- **Exercise input**:
=-=-=-=-=
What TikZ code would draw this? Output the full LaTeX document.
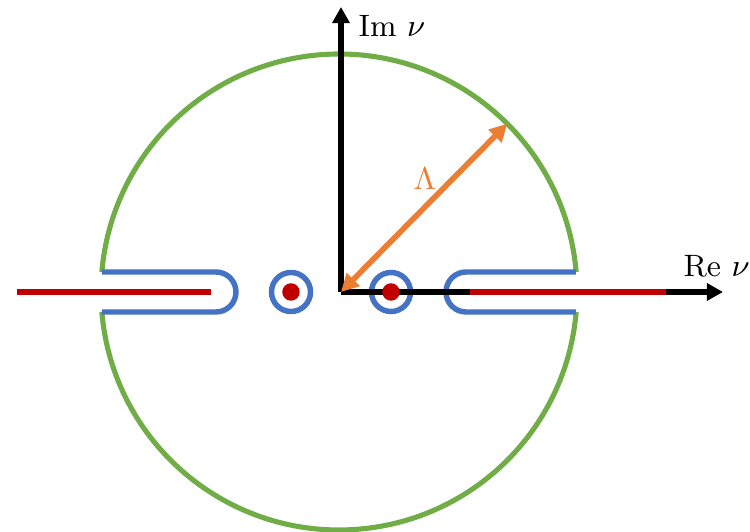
\documentclass[tikz,border=0pt]{standalone}
\usepackage{amsmath,amssymb}
\usepackage{tikz}
\usetikzlibrary{arrows.meta,calc}
\usepackage{xcolor}
\definecolor{cgreen}{RGB}{112,173,71}
\definecolor{cblue}{RGB}{68,114,196}
\definecolor{corange}{RGB}{237,125,49}
\definecolor{cred}{RGB}{192,0,0}

\begin{document}
\begin{tikzpicture}[line width=1.45pt,
	axis/.style={line width=1.6pt,-{Triangle[length=4.6pt,width=4.8pt]}},
	cut/.style={draw=cred,line width=1.6pt},
	contour/.style={draw=cblue,line width=1.55pt},
	lbl/.style={font=\fontsize{8.8}{11}\selectfont,inner sep=0pt}]
\useasboundingbox (-3.41,-2.40) rectangle (4.09,2.92);
				\coordinate (O) at (0,0);
				\coordinate (c) at (-0.02,0);
				
				\draw[cgreen] (c) ++(4.82:2.38) arc (4.82:175.18:2.38);
				\draw[cgreen] (c) ++(184.82:2.38) arc (184.82:355.18:2.38);
				
				\draw[contour] (-2.39,0.2) -- (-1.25,0.2) arc (90:-90:0.2) -- (-2.39,-0.2);
				\draw[contour] (2.35,0.2) -- (1.25,0.2) arc (90:270:0.2) -- (2.35,-0.2);
				\foreach \x in {-0.5,0.5} {
\draw[contour] (\x,0) circle (0.195);
				}
				
				\draw[axis] (O) -- (3.82,0) coordinate (re);
				\draw[axis] (O) -- (0,2.85) coordinate (im);
				\node[lbl,anchor=west] (relbl) at (3.40,0.26) {Re $\nu$};
				\node[lbl,anchor=west] (imlbl) at (0.15,2.66) {Im $\nu$};
				
				\draw[cut] (-3.24,0) -- (-1.30,0);
				\draw[cut] (1.29,0) -- (3.25,0);
				\foreach \x in {-0.5,0.5} {
\node[fill=cred, circle, inner sep=0pt, minimum size=0.175cm] (pole\x) at (\x,0) {};
				}
				
				\coordinate (L) at ($(c)+(45:2.38)$);
				\draw[draw=corange,line width=1.6pt,{Triangle[length=5pt,width=5pt]}-{Triangle[length=5pt,width=5pt]}] (O) -- (L);
				\node[lbl,text=corange] (lam) at (0.84,1.13) {$\Lambda$};
		\end{tikzpicture}
\end{document}
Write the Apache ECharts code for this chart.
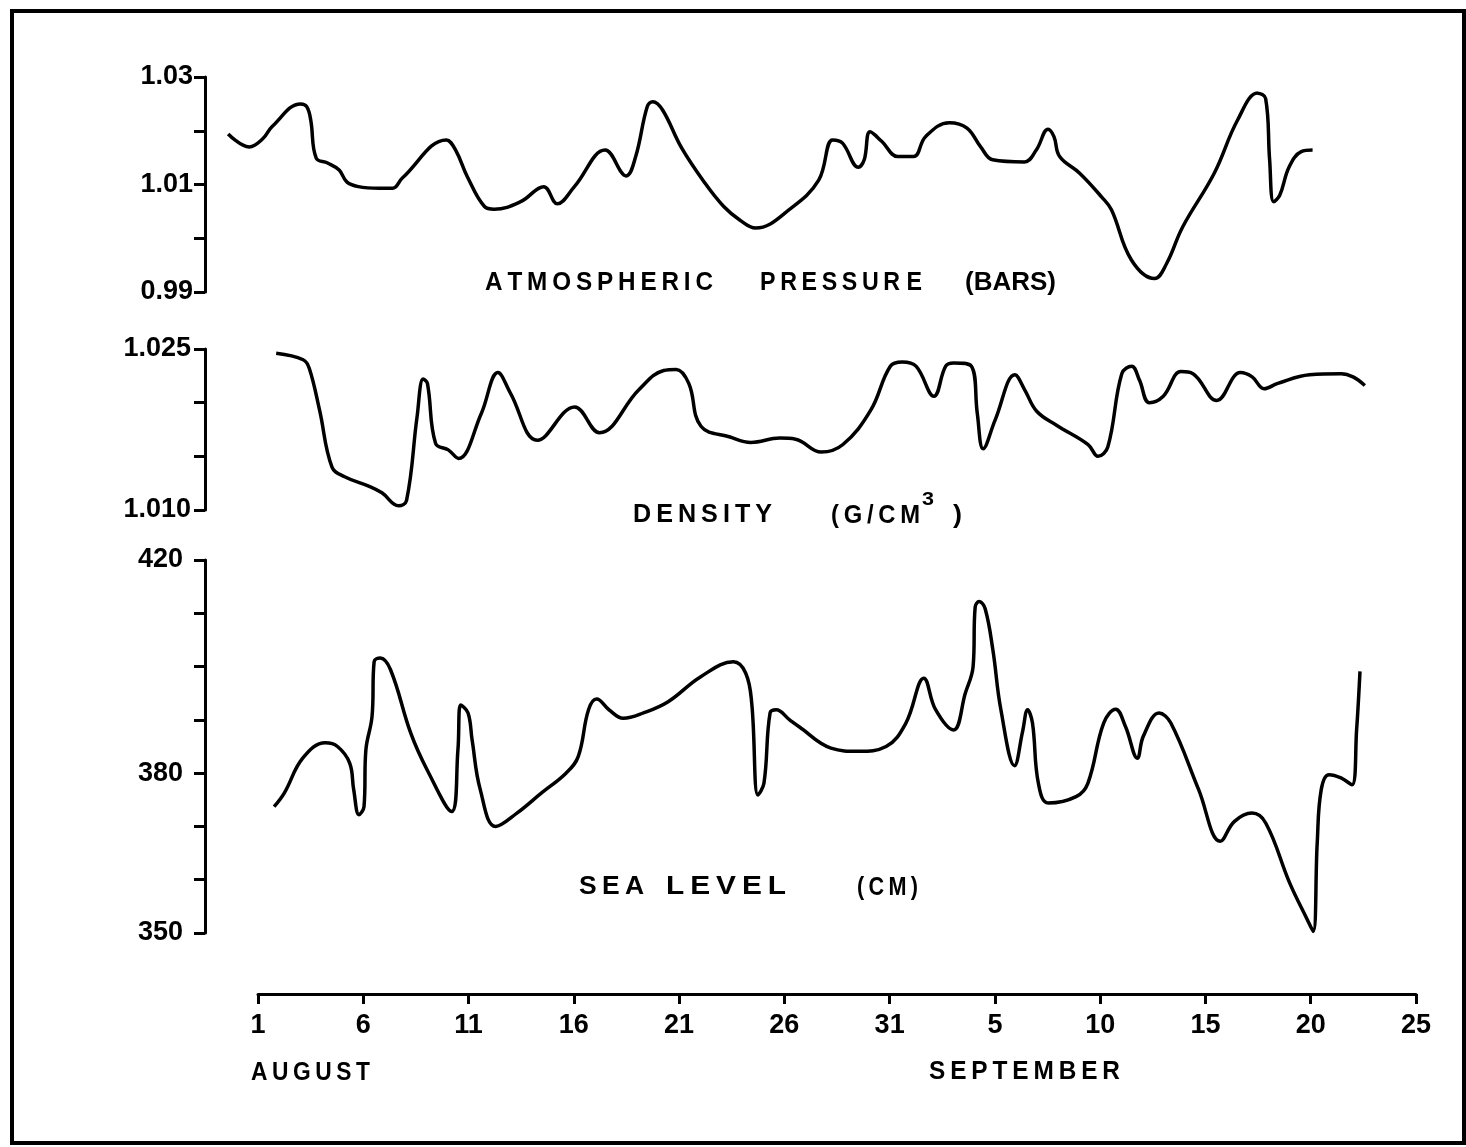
<!DOCTYPE html>
<html>
<head>
<meta charset="utf-8">
<title>Atmospheric pressure, density and sea level</title>
<script src="https://cdn.jsdelivr.net/npm/echarts@6/dist/echarts.min.js"></script>
<style>body{margin:0;background:#fff}</style>
</head>
<body>
<div id="chart" style="width:1466px;height:1147px"></div>
<script>
// day 0 = 1 August, day 31 = 1 September
const pressureDay = [-1.40,-0.40,0.24,0.69,2.04,2.33,2.52,2.78,3.32,3.87,4.23,4.78,5.77,6.41,6.87,8.96,9.40,9.95,10.77,11.23,12.49,13.58,14.23,15.04,16.50,17.50,17.95,18.50,18.76,19.22,20.13,21.23,22.13,22.89,23.64,25.33,26.64,27.30,27.77,28.52,28.80,29.08,29.64,30.39,31.15,31.71,32.84,33.68,34.33,34.90,36.41,36.97,37.53,37.81,38.08,39.03,40.07,40.54,41.48,42.59,43.16,43.92,45.42,46.53,47.48,47.86,48.05,48.24,48.53,48.98,49.55,50.09];
const pressureVal = [1.0194,1.0170,1.0185,1.0208,1.0250,1.0245,1.0220,1.0149,1.0140,1.0127,1.0105,1.0096,1.0093,1.0093,1.0112,1.0183,1.0164,1.0115,1.0059,1.0054,1.0068,1.0096,1.0064,1.0096,1.0164,1.0116,1.0152,1.0245,1.0254,1.0239,1.0168,1.0103,1.0059,1.0034,1.0019,1.0056,1.0108,1.0183,1.0177,1.0132,1.0146,1.0198,1.0180,1.0152,1.0152,1.0189,1.0215,1.0205,1.0170,1.0146,1.0142,1.0164,1.0203,1.0189,1.0152,1.0121,1.0077,1.0053,0.9960,0.9925,0.9953,1.0021,1.0121,1.0220,1.0270,1.0260,1.0146,1.0068,1.0080,1.0133,1.0161,1.0164];

const densityDay = [0.88,2.16,2.45,2.94,3.53,4.13,5.30,5.90,6.69,7.07,7.57,7.86,8.06,8.45,9.05,9.54,10.62,11.41,12.00,13.28,15.05,16.23,18.10,19.28,19.87,20.47,21.05,22.43,23.42,24.79,25.54,26.76,27.79,29.11,30.04,30.61,31.26,32.11,32.67,33.05,33.89,34.17,34.45,35.02,35.96,36.42,36.99,37.93,39.43,39.90,40.37,41.03,41.50,41.87,42.34,43.00,43.84,44.41,45.54,46.66,47.22,47.79,48.44,49.95,51.45,52.01,52.57];
const densityVal = [1.0246,1.0240,1.0232,1.0193,1.0140,1.0131,1.0122,1.0116,1.0104,1.0109,1.0187,1.0222,1.0218,1.0162,1.0156,1.0148,1.0190,1.0228,1.0209,1.0165,1.0196,1.0172,1.0212,1.0230,1.0231,1.0218,1.0178,1.0168,1.0163,1.0167,1.0166,1.0154,1.0161,1.0193,1.0234,1.0238,1.0234,1.0206,1.0234,1.0237,1.0234,1.0190,1.0157,1.0184,1.0226,1.0212,1.0192,1.0179,1.0161,1.0150,1.0159,1.0227,1.0234,1.0221,1.0200,1.0206,1.0229,1.0227,1.0202,1.0228,1.0224,1.0213,1.0218,1.0226,1.0227,1.0224,1.0216];

const seaDay = [0.78,1.27,2.14,3.21,3.79,4.37,4.56,4.81,5.05,5.14,5.43,5.53,5.82,6.31,7.27,8.05,9.21,9.51,9.64,9.99,10.18,10.57,11.30,12.31,13.48,14.64,15.22,15.71,16.10,16.68,17.36,18.32,19.49,21.04,22.59,23.17,23.46,23.75,24.04,24.33,24.62,25.26,25.71,27.22,28.53,29.84,30.78,31.63,32.19,33.04,33.60,33.97,34.07,34.26,34.54,34.91,35.29,35.94,36.32,36.56,36.79,37.07,37.54,38.86,39.42,40.17,40.74,41.21,41.77,42.05,42.80,43.36,44.68,45.71,46.37,47.21,47.87,49.00,49.84,50.12,50.31,50.50,50.87,51.44,51.96,52.18,52.34];
const seaVal = [373.7,376.3,382.8,385.7,385.0,381.9,376.9,372.2,373.7,384.4,390.6,400.9,401.6,399.4,387.5,380.6,372.8,384.4,392.8,391.3,386.3,376.9,370.0,372.5,376.3,380.0,383.1,391.9,393.9,391.9,390.3,391.3,393.4,398.1,400.9,398.8,393.1,375.9,378.1,391.3,391.9,390.0,388.7,384.7,384.1,385.0,389.4,397.8,391.9,388.1,395.0,400.0,411.2,412.2,410.9,403.1,391.9,381.4,387.8,391.9,389.4,378.1,374.4,375.6,378.1,389.4,392.0,388.7,382.8,386.9,391.3,389.4,376.9,367.2,370.9,372.5,370.6,359.4,352.5,350.3,366.9,376.9,379.7,379.1,377.8,388.1,399.1];

// tick labels
const xTickLabels = ['1','6','11','16','21','26','31','5','10','15','20','25'];
const pressureTicks = ['0.99','','1.01','','1.03'];
const densityTicks = ['1.010','','','1.025'];
const seaTicks = ['350','','','380','','','','420'];

const FONT = '"Liberation Sans", Arial, sans-serif';
const chart = echarts.init(document.getElementById('chart'));

// panel titles: letters spread with thin spaces, stretched to the width they take in the figure
const S = '\u2009';
function spread(s) { return s.split('').join(S); }
const titles = [
  {text: spread('ATMOSPHERIC'), left: 485, right: 713, y: 283, size: 25},
  {text: spread('PRESSUR') + ' E', left: 760, right: 922, y: 283, size: 25},
  {text: '(BARS)', left: 965, right: 1056, y: 283, size: 25},
  {text: spread('DENSITY'), left: 633, right: 772, y: 515, size: 25},
  {text: spread('(G/CM'), left: 831, right: 920, y: 516, size: 25},
  {text: '3', left: 922, right: 934, y: 500, size: 18},
  {text: ')', left: 953, right: 962, y: 516, size: 25},
  {text: spread('SEA'), left: 579, right: 644, y: 887, size: 25},
  {text: spread('LEVEL'), left: 666, right: 786, y: 887, size: 25},
  {text: spread('(CM)'), left: 857, right: 918, y: 888, size: 25},
  {text: spread('AUGUST'), left: 251, right: 370, y: 1073, size: 26},
  {text: spread('SEPTEMBER'), left: 929, right: 1120, y: 1072, size: 26}
];

const measure = document.createElement('canvas').getContext('2d');
function titleText(t) {
  measure.font = 'bold ' + t.size + 'px ' + FONT;
  const w = measure.measureText(t.text).width;
  return {
    type: 'text', x: t.left, y: t.y, scaleX: (t.right - t.left) / w, silent: true,
    style: {
      text: t.text, fill: '#000', fontSize: t.size, fontWeight: 'bold', fontFamily: FONT,
      align: 'left', verticalAlign: 'middle', textAlign: 'left', textVerticalAlign: 'middle'
    }
  };
}

function panelX(i) {
  return {type: 'value', gridIndex: i, min: -2.5, max: 55, show: false};
}

function panelY(i, min, max, interval, labels, margin) {
  return {
    type: 'value', gridIndex: i, min: min, max: max, interval: interval,
    axisLine: {show: true, onZero: false, lineStyle: {color: '#000', width: 3}},
    axisTick: {show: true, length: 11, lineStyle: {color: '#000', width: 3}},
    splitLine: {show: false},
    axisLabel: {
      margin: margin, color: '#000', fontSize: 27, fontWeight: 'bold', fontFamily: FONT,
      formatter: function (v, idx) { return labels[idx]; }
    }
  };
}

function curve(i, days, vals) {
  return {
    type: 'line', xAxisIndex: i, yAxisIndex: i,
    data: days.map((d, k) => [d, vals[k]]),
    showSymbol: false, smooth: 0.4, silent: true,
    lineStyle: {color: '#000', width: 3.5}
  };
}

let option = {
  animation: false,
  backgroundColor: '#fff',
  grid: [
    {left: 205, width: 1211, top: 77, height: 215},
    {left: 205, width: 1211, top: 349, height: 161},
    {left: 205, width: 1211, top: 560, height: 373},
    {left: 258, width: 1158, top: 960, height: 34}
  ],
  xAxis: [
    panelX(0), panelX(1), panelX(2),
    {
      type: 'value', gridIndex: 3, min: 0, max: 55, interval: 5,
      axisLine: {show: true, onZero: false, lineStyle: {color: '#000', width: 3}},
      axisTick: {show: true, length: 10, lineStyle: {color: '#000', width: 3}},
      splitLine: {show: false},
      axisLabel: {
        margin: 18, color: '#000', fontSize: 27, fontWeight: 'bold', fontFamily: FONT,
        formatter: function (v, idx) { return xTickLabels[idx]; }
      }
    }
  ],
  yAxis: [
    panelY(0, 0.99, 1.03, 0.01, pressureTicks, 12),
    panelY(1, 1.010, 1.025, 0.005, densityTicks, 14),
    panelY(2, 350, 420, 10, seaTicks, 22),
    {type: 'value', gridIndex: 3, show: false}
  ],
  series: [
    curve(0, pressureDay, pressureVal),
    curve(1, densityDay, densityVal),
    curve(2, seaDay, seaVal)
  ],
  graphic: [
    {
      type: 'rect', silent: true,
      shape: {x: 12, y: 11, width: 1452, height: 1132},
      style: {fill: 'none', stroke: '#000', lineWidth: 4}
    }
  ].concat(titles.map(titleText))
};

chart.setOption(option);
</script>
</body>
</html>
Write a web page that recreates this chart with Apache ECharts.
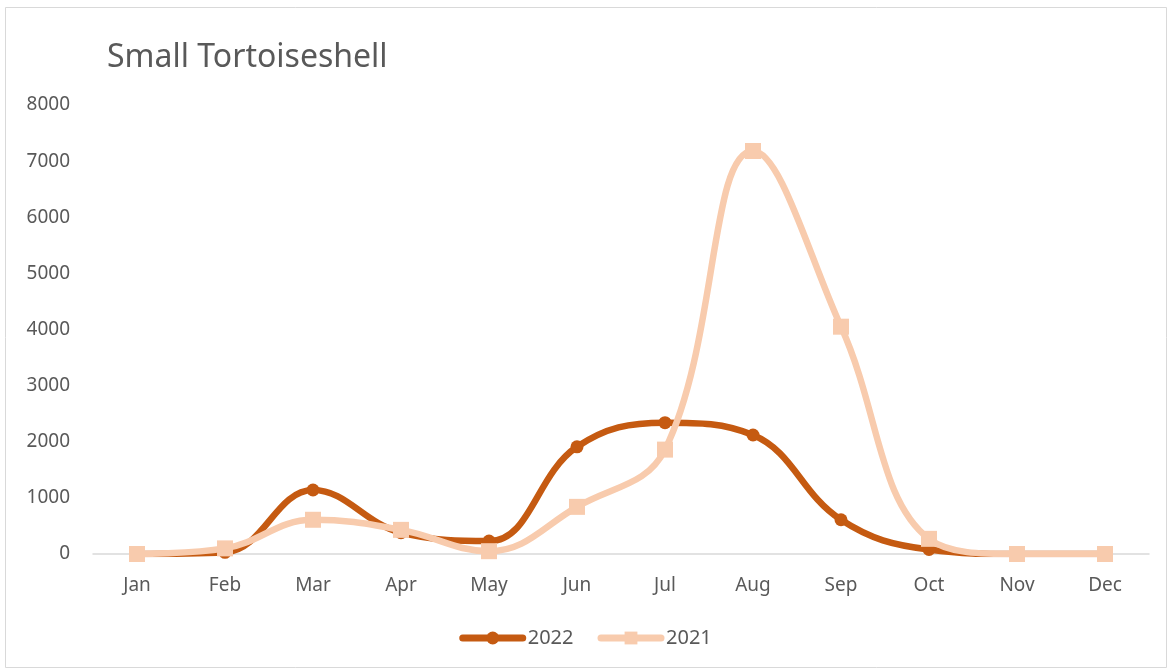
=-=-=-=-=
Repeat the listing above exactly from its first line to the line containing "(c) at (-0.02,0);", both included, and omit the pictures.

- **Solution for this exercise**:
What TikZ code would draw this? Output the full LaTeX document.
\documentclass[tikz,border=0pt]{standalone}
\usepackage{amsmath,amssymb}
\usepackage{tikz}
\usetikzlibrary{arrows.meta,calc}
\usepackage{xcolor}
\definecolor{cgreen}{RGB}{112,173,71}
\definecolor{cblue}{RGB}{68,114,196}
\definecolor{corange}{RGB}{237,125,49}
\definecolor{cred}{RGB}{192,0,0}

\begin{document}
\begin{tikzpicture}[line width=1.45pt,
	axis/.style={line width=1.6pt,-{Triangle[length=4.6pt,width=4.8pt]}},
	cut/.style={draw=cred,line width=1.6pt},
	contour/.style={draw=cblue,line width=1.55pt},
	lbl/.style={font=\fontsize{8.8}{11}\selectfont,inner sep=0pt}]
\useasboundingbox (-3.41,-2.40) rectangle (4.09,2.92);
				\coordinate (O) at (0,0);
				\coordinate (c) at (-0.02,0);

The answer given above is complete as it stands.